* What needs to be done *
From the first line of the data down to and including the line with "-- (#1,#3) -- (#1-#5/2,#3-#6)", copy everything exactly, leaving out pictures.

* Recorded data *
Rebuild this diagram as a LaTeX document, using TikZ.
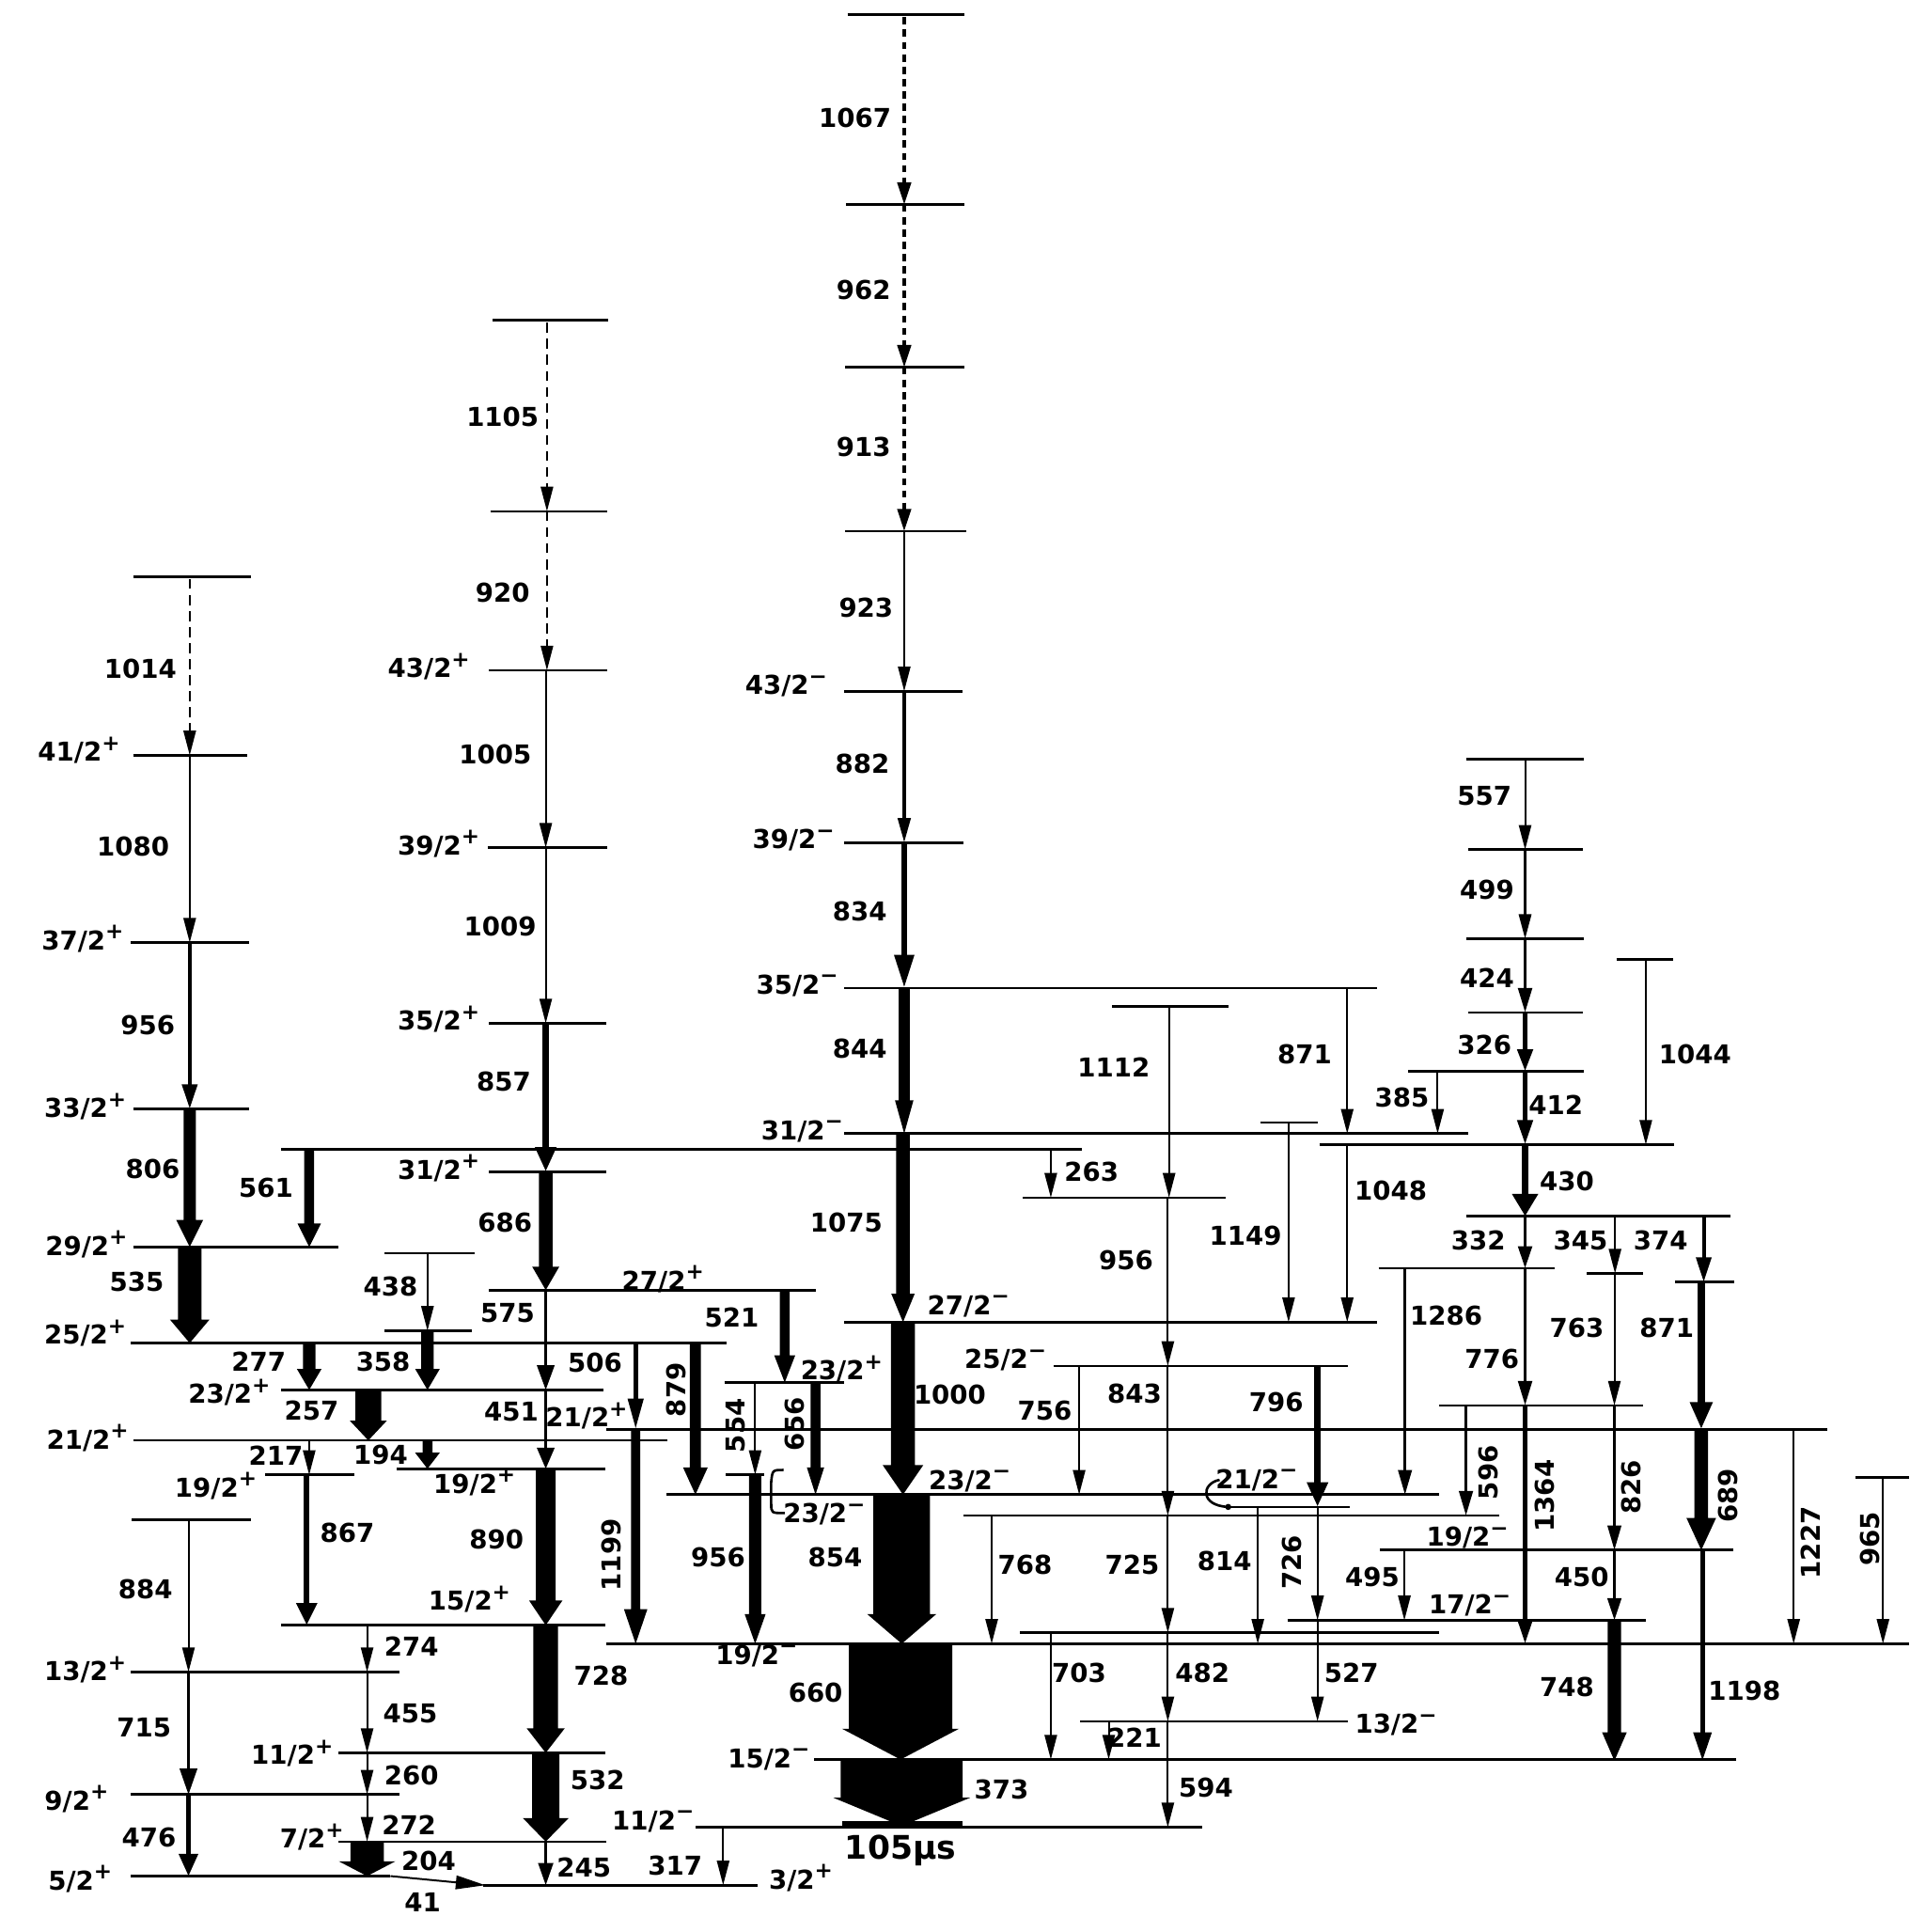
\documentclass[tikz,border=0pt]{standalone}
\usepackage{fontspec}
\setmainfont{DejaVu Sans}
\usetikzlibrary{arrows.meta}

% filled gamma arrow: x, top, bottom, shaft width, head width, head length
\newcommand{\fatarrow}[6]{%
  \fill (#1-#4/2,#2) -- (#1+#4/2,#2) -- (#1+#4/2,#3-#6) -- (#1+#5/2,#3-#6)
    -- (#1,#3) -- (#1-#5/2,#3-#6) -- (#1-#4/2,#3-#6) -- cycle;}

\begin{document}
\begin{tikzpicture}[x=0.1mm, y=-0.1mm,
    lvl/.style={line width=0.2mm},
    thn/.style={line width=0.15mm, -{Triangle[width=1mm,length=2mm]}},
    dsh/.style={thn, dash pattern=on 0.8mm off 0.5mm},
    hdsh/.style={line width=0.25mm, dash pattern=on 0.6mm off 0.4mm, -{Triangle[width=1.1mm,length=1.8mm]}},
    gm/.style n args={3}{line width=#1, -{Triangle[width=#2,length=#3]}},
    lab/.style={font=\bfseries\fontsize{6}{7}\selectfont, inner sep=0pt},
    rlab/.style={lab, rotate=90}
  ]
\fill[white] (0,0) rectangle (1550,1568);
\useasboundingbox (0,0) rectangle (1550,1568);

% levels
\foreach \xa/\xb/\y in {108/204/468, 108/201/613, 106/202/765, 108/202/900, 108/275/1012,
    106/590/1090, 108/542/1169, 107/204/1233.5, 106/324/1357, 106/324/1456.4, 106/317/1522.6,
    228/878/933, 228/490/1128, 215/288/1197, 322/491/1192, 312/385/1017, 312/383/1080,
    228/491/1319, 275/491/1422.6, 275/492/1494.6,
    400/494/260, 398/493/415, 397/493/544, 396/493/688, 397/492/830.5, 397/492/951, 397/662/1047,
    492/1483/1160, 492/1550/1334, 392/615/1530, 565/976/1483, 588/685/1122, 589/620/1197, 541/1168/1213,
    688/783/12, 687/783/166, 686/783/298, 686/784/431, 685/781/561, 685/782/684,
    685/1118/802, 685/1192/920, 685/1118/1073, 661/1409/1428,
    903/997/817, 830/995/972, 1023/1070/911, 1071/1359/929, 855/1094/1108.6, 995/1096/1223,
    782/1217/1230, 1120/1407/1258, 1045/1336/1315, 828/1168/1325, 877/1094/1397, 1168/1334/1140.7,
    1506/1550/1199, 1119/1262/1029.4, 1288/1334/1033.5, 1360/1408/1040.5, 1190/1405/987,
    1190/1286/616, 1192/1285/689.6, 1190/1286/762, 1192/1285/821.8, 1143/1286/869.6, 1312/1358/778.8}
  \draw[lvl] (\xa,\y) -- (\xb,\y);
\draw[line width=0.6mm] (684,1481) -- (781,1481);

% hooks
\draw[lvl] (636,1193) .. controls (627,1193) .. (626,1203) -- (626,1220) .. controls (626,1228) .. (637,1228);
\draw[lvl] (990,1201) .. controls (975,1204) and (974,1222) .. (997,1223);
\fill (997,1223) circle (2.5);

% heavy transitions
\fatarrow{154}{900}{1012}{10}{22}{22}
\fatarrow{154}{1012}{1090}{19}{32}{19}
\fatarrow{251}{933}{1012}{8}{19}{19}
\fatarrow{251}{1090}{1128}{10}{20}{17}
\fatarrow{299}{1128}{1169}{21}{30}{16}
\fatarrow{347}{1080}{1128}{10}{20}{17}
\fatarrow{347}{1169}{1192}{8}{20}{13}
\fatarrow{298}{1494.6}{1522.6}{27}{46}{12}
\fatarrow{443}{951}{1047}{11}{22}{19}
\fatarrow{443}{1192}{1319}{16}{27}{20}
\fatarrow{443}{1319}{1422.6}{20}{31}{20}
\fatarrow{443}{1422.6}{1494.6}{22}{37}{19}
\fatarrow{516}{1160}{1334}{7.5}{19}{28}
\fatarrow{564.5}{1090}{1213}{9}{20}{22}
\fatarrow{637}{1047}{1122}{8}{17}{22}
\fatarrow{662}{1122}{1213}{8}{14}{22}
\fatarrow{613}{1197}{1334}{10}{17}{24}
\fatarrow{734}{802}{920}{9}{15}{27}
\fatarrow{733}{920}{1073}{11}{19}{23}
\fatarrow{733}{1073}{1213}{19.4}{33}{24}
\fatarrow{732}{1213}{1334}{46}{56}{24}
\fatarrow{731}{1334}{1428}{84}{95}{25}
\fatarrow{732}{1428}{1482}{99}{111}{23}
\fatarrow{1310.5}{1315}{1429}{11}{20}{23}
\fatarrow{1381}{1160}{1258}{11}{24}{26}

% medium transitions
\draw[gm={0.35mm}{1.2mm}{2mm}] (154,765) -- (154,900);
\draw[gm={0.35mm}{1.5mm}{1.8mm}] (153,1456.4) -- (153,1522.6);
\draw[gm={0.45mm}{1.6mm}{1.8mm}] (249,1197) -- (249,1319);
\draw[gm={0.5mm}{1.6mm}{2mm}] (443,830.5) -- (443,951);
\draw[gm={0.4mm}{1.2mm}{2.5mm}] (516,1090) -- (516,1160);
\draw[gm={0.3mm}{1mm}{2mm}] (734,561) -- (734,684);
\draw[gm={0.5mm}{1.5mm}{2.7mm}] (734,684) -- (734,802);
\draw[gm={0.5mm}{1.6mm}{2mm}] (1069.5,1108.6) -- (1069.5,1223);
\draw[gm={0.2mm}{1mm}{2mm}] (1238,689.6) -- (1238,762);
\draw[gm={0.3mm}{1.1mm}{2mm}] (1238,762) -- (1238,821.8);
\draw[gm={0.4mm}{1.2mm}{1.8mm}] (1238,821.8) -- (1238,869.6);
\draw[gm={0.4mm}{1.2mm}{2mm}] (1238,869.6) -- (1238,929);
\draw[gm={0.5mm}{2mm}{1.8mm}] (1238,929) -- (1238,987);
\draw[gm={0.3mm}{1.1mm}{1.8mm}] (1238,987) -- (1238,1029.4);
\draw[gm={0.3mm}{1.1mm}{2mm}] (1238,1029.4) -- (1238,1140.7);
\draw[gm={0.35mm}{1.2mm}{2mm}] (1238,1140.7) -- (1238,1334);
\draw[gm={0.3mm}{1.2mm}{2mm}] (1383,987) -- (1383,1040.5);
\draw[gm={0.55mm}{1.7mm}{2.2mm}] (1381,1040.5) -- (1381,1160);
\draw[gm={0.4mm}{1.4mm}{2.3mm}] (1382,1258) -- (1382,1429);
\draw[gm={0.25mm}{1.1mm}{1.8mm}] (1310.5,1258) -- (1310.5,1315);
\draw[gm={0.2mm}{1.1mm}{2mm}] (1310.5,1140.7) -- (1310.5,1258);
\draw[gm={0.25mm}{1.1mm}{2mm}] (1190,1140.7) -- (1190,1230);
\draw[gm={0.2mm}{1.1mm}{2mm}] (1140.5,1029.4) -- (1140.5,1213);
\draw[gm={0.2mm}{1.2mm}{1.8mm}] (443,1494.6) -- (443,1530);
\draw[gm={0.2mm}{1.4mm}{2mm}] (443,1047) -- (443,1128);
\draw[gm={0.2mm}{1.4mm}{1.7mm}] (443,1128) -- (443,1192);
\draw[gm={0.2mm}{1.4mm}{2.1mm}] (153,1357) -- (153,1456.4);

% weak transitions
\foreach \x/\ya/\yb in {154/613/765, 153/1233.5/1357, 251/1169/1197, 298/1319/1357, 298/1357/1422.6,
    298/1422.6/1456.4, 298/1456.4/1494.6, 347/1017/1080, 443/544/688, 443/688/830.5, 613/1122/1197,
    734/431/561, 853/933/972, 949/817/972, 948/972/1108.6, 948/1108.6/1230, 948/1230/1325,
    948/1325/1397, 948/1397/1483, 876/1108.6/1213, 805/1230/1334, 853/1325/1428, 900/1397/1428,
    1093.6/802.5/920, 1093.6/929/1073, 1046/911/1073, 1069.5/1223/1315, 1069.5/1315/1397,
    1021/1223/1334, 1140/1258/1315, 1167/869.6/920, 1238/616/689.6, 1336/778.8/929,
    1311/987/1033.5, 1310.5/1033.5/1140.7, 1456/1160/1334, 1528.5/1199/1334, 587/1483/1530}
  \draw[thn] (\x,\ya) -- (\x,\yb);
\draw[thn, -{Triangle[width=1.1mm,length=2.4mm]}] (317,1522.6) -- (394,1530);

% tentative transitions
\draw[dsh] (154,470) -- (154,613);
\draw[dsh] (444,262) -- (444,415);
\draw[dsh] (444,415) -- (444,544);
\draw[hdsh] (734,14) -- (734,166);
\draw[hdsh] (734,166) -- (734,298);
\draw[hdsh] (734,298) -- (734,431);

% gamma energies
\foreach \nm/\x/\y/\t in {a/114/543/1014, b/108/687/1080, c/120/832/956, d/124/949/806, e/111/1040/535,
    f/118/1290/884, g/117/1402/715, h/121/1491/476, i/216/964/561, j/210/1105/277, k/224/1181/217,
    l/282/1244/867, m/253/1145/257, n/334/1336/274, o/333/1391/455, p/334/1441/260, q/332/1481/272,
    r/348/1510/204, s/343/1544/41, t/317/1044/438, u/311/1105/358, v/309/1181/194, w/408/338/1105,
    x/408/481/920, y/402/612/1005, z/406/752/1009, aa/409/878/857, ab/410/992/686, ac/412/1066/575,
    ad/415/1146/451, ae/403/1249/890, af/488/1360/728, ag/485/1445/532, ah/474/1516/245,
    ai/483/1106/506, aj/594/1069/521, ak/583/1264/956, al/694/96/1067, am/701/235/962, an/701/363/913,
    ao/703/493/923, ap/700/620/882, aq/698/740/834, ar/698/851/844, as/687/992/1075, at/771/1132/1000,
    au/678/1264/854, av/662/1374/660, aw/813/1452/373, ax/548/1514/317, ay/886/951/263, az/904/866/1112,
    ba/914/1023/956, bb/921/1131/843, bc/919/1270/725, bd/976/1358/482, be/979/1451/594, bf/848/1145/756,
    bg/832/1270/768, bh/876/1358/703, bi/921/1410/221, bj/1059/856/871, bk/1129/966/1048, bl/1011/1003/1149,
    bm/1036/1138/796, bn/1097/1358/527, bo/994/1267/814, bp/1174/1068/1286, bq/1114/1280/495,
    br/1138/891/385, bs/1205/646/557, bt/1207/722/499, bu/1207/794/424, bv/1205/848/326, bw/1263/897/412,
    bx/1272/959/430, by/1200/1007/332, bz/1211/1103/776, ca/1376/856/1044, cb/1283/1007/345,
    cc/1280/1078/763, cd/1284/1280/450, ce/1272/1369/748, cf/1348/1007/374, cg/1353/1078/871,
    ch/1416/1372/1198}
  \node[lab] (g\nm) at (\x,\y) {\t};
\foreach \nm/\x/\y/\t in {a/496/1262/1199, b/549/1128/879, c/597/1157/554, d/645/1156/656,
    e/1049/1268/726, f/1208/1195/596, g/1254/1214/1364, h/1324/1207/826, i/1403/1214/689,
    j/1470/1252/1227, k/1518/1249/965}
  \node[rlab] (r\nm) at (\x,\y) {\t};
\node[lab, font=\bfseries\fontsize{7.5}{9}\selectfont] (life) at (731,1502) {105μs};

% spins (all half-integer)
\foreach \nm/\x/\y/\t in {a/65/609/41, b/68/762/37, c/70/898/33, d/71/1010/29, e/70/1082/25,
    f/72/1167/21, g/187/1130/23, h/176/1206/19, i/70/1355/13, j/63/1460/9, k/66/1525/5,
    l/238/1423/11, m/254/1491/7, n/382/1298/15, o/386/1203/19, p/357/948/31, q/357/827/35,
    r/357/685/39, s/349/541/43, t/539/1038/27, u/477/1149/21, v/684/1111/23, w/651/1524/3}
  \node[lab] (sp\nm) at (\x,\y) {\t/2\textsuperscript{+}};
\foreach \nm/\x/\y/\t in {a/670/1229/23, b/615/1344/19, c/625/1428/15, d/531/1478/11,
    e/639/557/43, f/645/682/39, g/648/800/35, h/652/918/31, i/787/1060/27, j/817/1104/25,
    k/788/1202/23, l/1021/1201/21, m/1192/1248/19, n/1194/1303/17, o/1134/1400/13}
  \node[lab] (sm\nm) at (\x,\y) {\t/2\textsuperscript{−}};
\end{tikzpicture}
\end{document}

* Solution to this exercise *
Rebuild this diagram as a LaTeX document, using TikZ.
\documentclass[tikz,border=0pt]{standalone}
\usepackage{fontspec}
\setmainfont{DejaVu Sans}
\usetikzlibrary{arrows.meta}

% filled gamma arrow: x, top, bottom, shaft width, head width, head length
\newcommand{\fatarrow}[6]{%
  \fill (#1-#4/2,#2) -- (#1+#4/2,#2) -- (#1+#4/2,#3-#6) -- (#1+#5/2,#3-#6)
    -- (#1,#3) -- (#1-#5/2,#3-#6) -- (#1-#4/2,#3-#6) -- cycle;}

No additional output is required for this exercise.